In December, commercial truck drivers must begin complying with the U.S. Department of Transportation’s electronic logging device rule, which imposes electronic records tracking of service hours and duty status. In June, U.S. Occupational Safety & Health Administration rules take effect that set exposure limits for respirable silica dust and require employers to minimize worker access to high-exposure areas.
“Transload capacity has expanded significantly in most plays, but as the volume of sand per well grows, more and more trucking is required for the last mile. The implementation of electronic logging is going to make logistics even more challenging by reducing trucking capacity,” Taylor remarks. “Driver shortages will worsen, especially in the Permian, so everyone is focusing on trying to find processes and technologies to improve last-mile logistics.”

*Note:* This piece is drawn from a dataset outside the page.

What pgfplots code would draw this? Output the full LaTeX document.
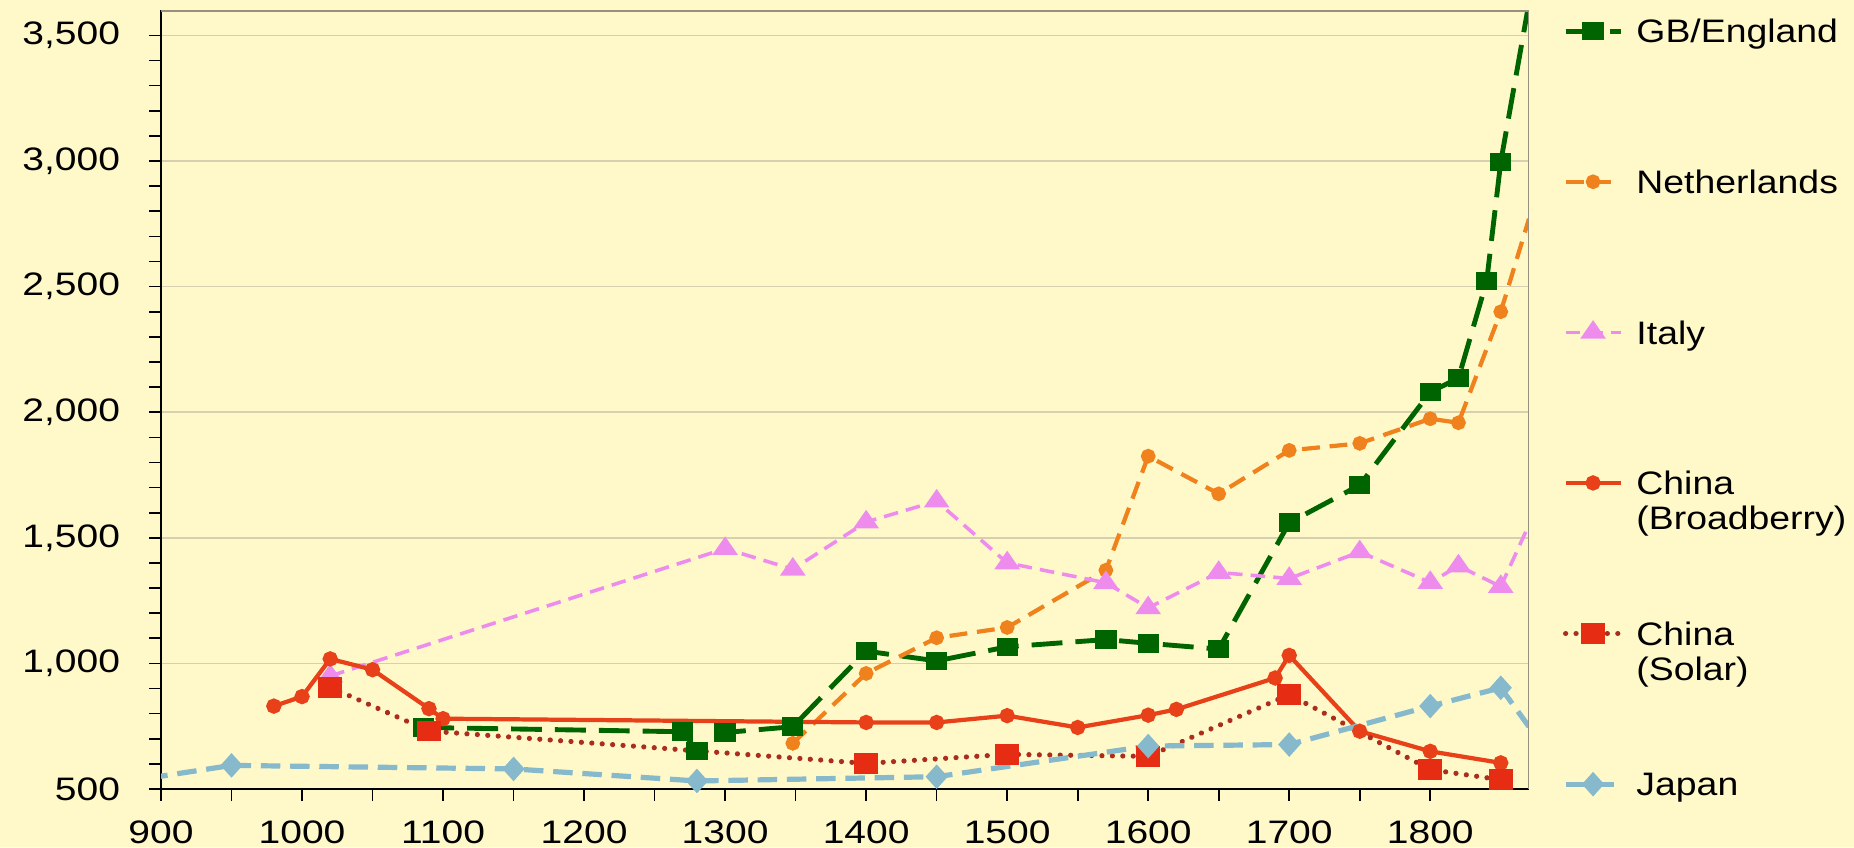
\documentclass[border=0pt]{standalone}
\usepackage{fontspec}
\setmainfont{Liberation Sans}
\usepackage{graphicx}
\usepackage{pgfplots}
\pgfplotsset{compat=1.18}

\definecolor{bg}{RGB}{255,249,202}
\definecolor{gbc}{RGB}{0,100,0}
\definecolor{nlc}{RGB}{240,130,30}
\definecolor{itc}{RGB}{238,140,238}
\definecolor{cbc}{RGB}{232,65,25}
\definecolor{csl}{RGB}{170,45,30}
\definecolor{csm}{RGB}{230,45,20}
\definecolor{jpc}{RGB}{135,185,205}
\definecolor{gridc}{RGB}{214,208,176}
\definecolor{framec}{RGB}{150,145,125}

\newcommand{\hs}[1]{\scalebox{1.2}[1]{#1}}
\newcommand{\ls}[1]{\raisebox{-3.6pt}{\scalebox{1.15}[1]{#1}}}
\renewcommand{\arraystretch}{0.9}

\pgfplotsset{
  gbline/.style={gbc, line width=1.5pt, dash pattern=on 9.5pt off 4pt},
  nlline/.style={nlc, line width=1.3pt, dash pattern=on 5.5pt off 3pt},
  itline/.style={itc, line width=1.1pt, dash pattern=on 4.5pt off 2.5pt},
  cbline/.style={cbc, line width=1.3pt, solid},
  csline/.style={csl, line width=1.6pt, line cap=round, dash pattern=on 0.01pt off 3.2pt},
  jpline/.style={jpc, line width=1.6pt, dash pattern=on 6pt off 3pt},
}

\begin{document}
\begin{tikzpicture}
\fill[bg] (0,0) rectangle (570.46pt,260.62pt);
\begin{axis}[
  at={(49.54pt,17.85pt)}, anchor=south west, scale only axis,
  width=420.92pt, height=239.6pt,
  xmin=900, xmax=1870, ymin=500, ymax=3600,
  axis x line*=bottom, axis y line*=left,
  xtick={900,1000,...,1800}, minor x tick num=1,
  ytick={500,1000,...,3500}, minor y tick num=4,
  tick align=outside,
  major tick length=3.6pt, minor tick length=3.6pt,
  every tick/.style={black, line width=0.5pt},
  ymajorgrids, major grid style={gridc, line width=0.5pt},
  axis line style={black, line width=0.6pt},
  axis background/.style={fill=bg},
  xticklabel={\hs{\pgfmathprintnumber[assume math mode=true,1000 sep={}]{\tick}}},
  yticklabel={\hs{\pgfmathprintnumber[assume math mode=true,1000 sep={,}]{\tick}}},
  xticklabel style={inner sep=0pt, yshift=-5.9pt},
  yticklabel style={inner sep=0pt, xshift=-8.8pt},
  legend cell align=left,
  legend style={at={(axis description cs:1.0263,0.9866)}, anchor=north west,
    draw=none, fill=none, inner sep=0pt, row sep=40.34pt, column sep=4.9pt,
    nodes={inner sep=0pt, text height=0pt, text depth=0pt}},
  legend image code/.code={%
    \pgfpathrectangle{\pgfpoint{0pt}{-3pt}}{\pgfpoint{16.9pt}{6pt}}\pgfusepath{use as bounding box}%
    \draw[mark repeat=2,mark phase=2,#1] plot coordinates {(0pt,0pt) (8.45pt,0pt) (16.9pt,0pt)};},
]
% GB/England
\addplot[gbline, mark=square*, mark size=2.1pt, mark options={solid, fill=gbc, xscale=1.2}] coordinates {
(1086,745) (1270,728) (1280,651) (1300,725) (1348,748) (1400,1049) (1450,1010) (1500,1066)
(1570,1095) (1600,1080) (1650,1057) (1700,1560) (1750,1710) (1800,2080) (1820,2136)
(1840,2522) (1850,2997)};
\addlegendentry{\ls{GB/England}}
\addplot[gbline, no marks, forget plot] coordinates {(1850,2997) (1870,3630)};
% Netherlands
\addplot[nlline, mark=*, mark size=1.6pt, mark options={solid, fill=nlc}] coordinates {
(1348,682) (1400,960) (1450,1102) (1500,1143) (1570,1371) (1600,1825) (1650,1675)
(1700,1848) (1750,1876) (1800,1974) (1820,1958) (1850,2400)};
\addlegendentry{\ls{Netherlands}}
\addplot[nlline, no marks, forget plot] coordinates {(1850,2400) (1870,2770)};
% Italy
\addplot[itline, mark=triangle*, mark size=2.8pt, mark options={solid, fill=itc, xscale=1.2}] coordinates {
(1020,950) (1300,1457) (1348,1375) (1400,1563) (1450,1646) (1500,1400) (1570,1321)
(1600,1221) (1650,1362) (1700,1338) (1750,1444) (1800,1322) (1820,1388) (1850,1306)};
\addlegendentry{\ls{Italy}}
\addplot[itline, no marks, forget plot] coordinates {(1850,1306) (1870,1552)};
% China (Broadberry)
\addplot[cbline, mark=*, mark size=1.7pt, mark options={solid, fill=cbc}] coordinates {
(980,830) (1000,868) (1020,1018) (1050,975) (1090,820) (1100,780) (1400,765) (1450,765)
(1500,792) (1550,745) (1600,794) (1620,817) (1690,942) (1700,1032) (1750,730)
(1800,650) (1850,604)};
\addlegendentry{\ls{\begin{tabular}[t]{@{}l@{}}China\\(Broadberry)\end{tabular}}}
% China (Solar)
\addplot[csline, mark=square*, mark size=2.4pt, mark options={solid, fill=csm, draw=csm, xscale=1.2}] coordinates {
(1020,905) (1090,731) (1400,602) (1500,638) (1600,630) (1700,876) (1800,577) (1850,537)};
\addlegendentry{\ls{\begin{tabular}[t]{@{}l@{}}China\\(Solar)\end{tabular}}}
% Japan
\addplot[jpline, mark=diamond*, mark size=2.6pt, mark options={solid, fill=jpc, xscale=1.2}] coordinates {
(950,594) (1150,580) (1280,532) (1450,549) (1600,671) (1700,677) (1800,830) (1850,903)};
\addlegendentry{\ls{Japan}}
\addplot[jpline, no marks, forget plot] coordinates {(850,508) (950,594)};
\addplot[jpline, no marks, forget plot] coordinates {(1850,903) (1870,748)};
\draw[framec, line width=0.8pt] (rel axis cs:0,1) -- (rel axis cs:1,1) -- (rel axis cs:1,0);
\end{axis}
\pgfresetboundingbox
\useasboundingbox (0,0) rectangle (570.46pt,260.62pt);
\end{tikzpicture}
\end{document}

Although pressure pumping companies generally have assumed responsibility for well site proppant delivery, Taylor points out that a growing number of operators have decided to self-source proppants and chemicals. “Self-sourcing means they take ownership of the last-mile logistics, which is challenging,” he notes.
The traditional well-site delivery method uses pneumatic trailers and blowers to move proppant into a sand king, which then dumps onto a conveyor that feeds the blender. “It is noisy and generates a lot of dust, even when dust control systems are used,” Taylor says. “To control dust and speed delivery, projects are moving to either portable silo or mobile container solutions. Many companies also are investigating bottom-dump trucks that empty faster and generate less dust.”
The ability to unload faster and store more volume on site aligns with the demands being placed on transload facilities to accommodate short-notice design changes, Taylor notes. “Portable silos typically hold a day to a day-and-a-half worth of proppant, so it provides a buffer if changes need to be made on the fly,” he reasons.
Localizing sand mines in shale basins also represents a big step toward faster, more responsive proppant logistics. “The trend in areas such as the Permian is opening local mines so that the sand originates near the wells. Not only is this increasing sand capacity, but it potentially is a game changer to the cost structure and cycle time. Instead of staging inventories all the way from Wisconsin or Illinois, local sand can be trucked straight from the mine to the well site, skipping all the logistics involved in rail shipping and transloading.”
The result is a leaner, lower-cost proppant supply chain that can have a material impact on completion costs, Taylor suggests. EIA estimates that proppant will, on average, account for 15 percent of a Midland Basin well’s total cost in 2018. For comparison, EIA projects that drilling operations and casing each will account for 10 percent of well cost.
“In wells with high proppant intensities, proppant actually can be up to 25 percent of the total well cost. If the total delivered cost of sand can be cut by 40 to 50 percent, there is an opportunity to save a significant portion of the well completion cost,” he summarizes.